Task instructions:
From the listing below, return each line that includes "this".

Source material:
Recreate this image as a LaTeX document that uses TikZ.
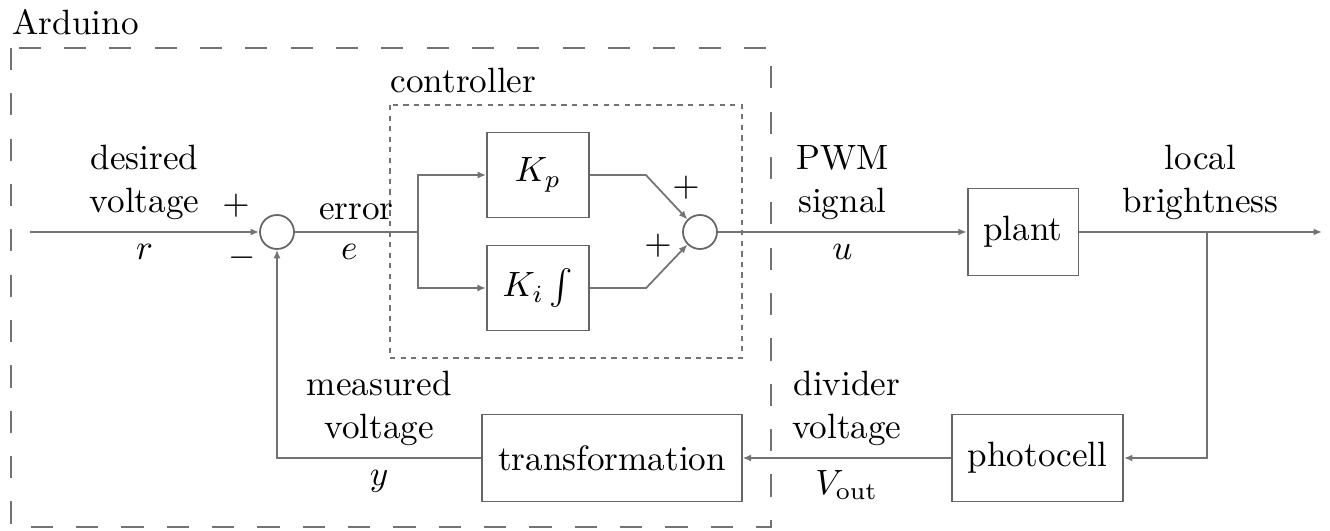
\documentclass[tikz,border=0pt]{standalone}
\usetikzlibrary{arrows.meta,positioning}

\tikzset{every picture/.style={line width=0.5pt}}
\tikzset{
    block/.style={draw=black!60, minimum height=0.87cm, inner sep=4.5pt},
    sumnode/.style={draw=black!60, circle, minimum size=0.34cm, inner sep=0pt},
    sig/.style={draw=black!55, -{Latex[length=2.4pt,width=2pt]}},
    wire/.style={draw=black!55},
    lbl/.style={align=center},
}

\begin{document}
\begin{tikzpicture}
    \useasboundingbox (0,0) rectangle (13.30,5.31);
    \draw[black!55, line width=0.6pt, dash pattern=on 6.3pt off 6.6pt] (0.11,4.83) rectangle (7.71,0.04);
    \node[anchor=base west] (ard) at (0.0,4.96) {Arduino};
    \draw[black!55, dash pattern=on 1.5pt off 1.5pt] (3.90,4.26) rectangle (7.42,1.73);
    \node[anchor=base west] (ctl) at (3.78,4.38) {controller};

    \coordinate (in) at (0.30,2.99);
    \node[sumnode] (sum1) at (2.77,2.99) {};
    \coordinate (split) at (4.18,2.99);
    \node[block, minimum width=1.02cm, minimum height=0.85cm] (kp) at (5.38,3.56) {$K_p$};
    \node[block, minimum width=1.02cm, minimum height=0.85cm] (ki) at (5.38,2.43) {$K_i \int$};
    \node[sumnode] (sum2) at (7.00,2.99) {};
    \node[block] (plant) at (10.23,2.99) {plant};
    \coordinate (tap) at (12.07,2.99);
    \coordinate (out) at (13.22,2.99);
    \coordinate (down) at (12.07,0.73);
    \node[block] (photo) at (10.375,0.73) {photocell};
    \node[block] (trans) at (6.12,0.73) {transformation};

    \node (p1) at (2.36,3.25) {$+$};
    \node (m1) at (2.42,2.73) {$-$};
    \node (p2) at (6.86,3.43) {$+$};
    \node (p3) at (6.58,2.85) {$+$};

    \draw[sig] (in) -- node[lbl, above] {desired\\voltage} node[below] {$r$} (sum1);
    \draw[wire] (sum1) -- node[above] {error} node[below, xshift=-2pt] {$e$} (split);
    \draw[sig] (split) |- (kp);
    \draw[sig] (split) |- (ki);
    \draw[sig] (kp.east) -- ++(0.56,0) -- (sum2.135);
    \draw[sig] (ki.east) -- ++(0.56,0) -- (sum2.-135);
    \draw[sig] (sum2) -- node[lbl, above] {PWM\\signal} node[below] {$u$} (plant);
    \draw[sig] (plant) -- node[lbl, above] {local\\brightness} (out);
    \draw[sig] (tap) -- (down) -- (photo);
    \draw[sig] (photo) -- node[lbl, above] {divider\\voltage} node[below] {$V_{\mathrm{out}}$} (trans);
    \draw[sig] (trans.west) -- node[lbl, above] {measured\\voltage} node[below] {$y$} (sum1 |- trans.west) -- (sum1.south);
\end{tikzpicture}
\end{document}
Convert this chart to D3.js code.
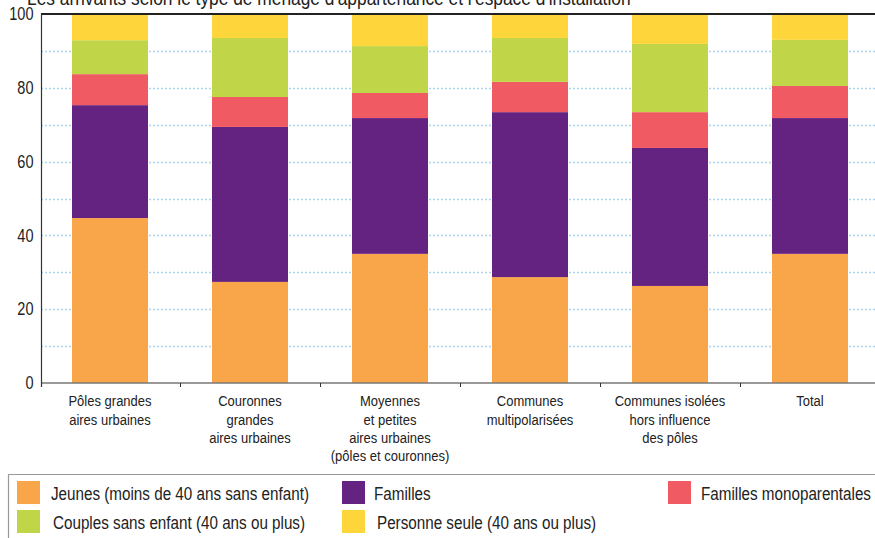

Exercise response:
Recreate this image as a LaTeX document that uses TikZ.
Convert this chart to D3.js code.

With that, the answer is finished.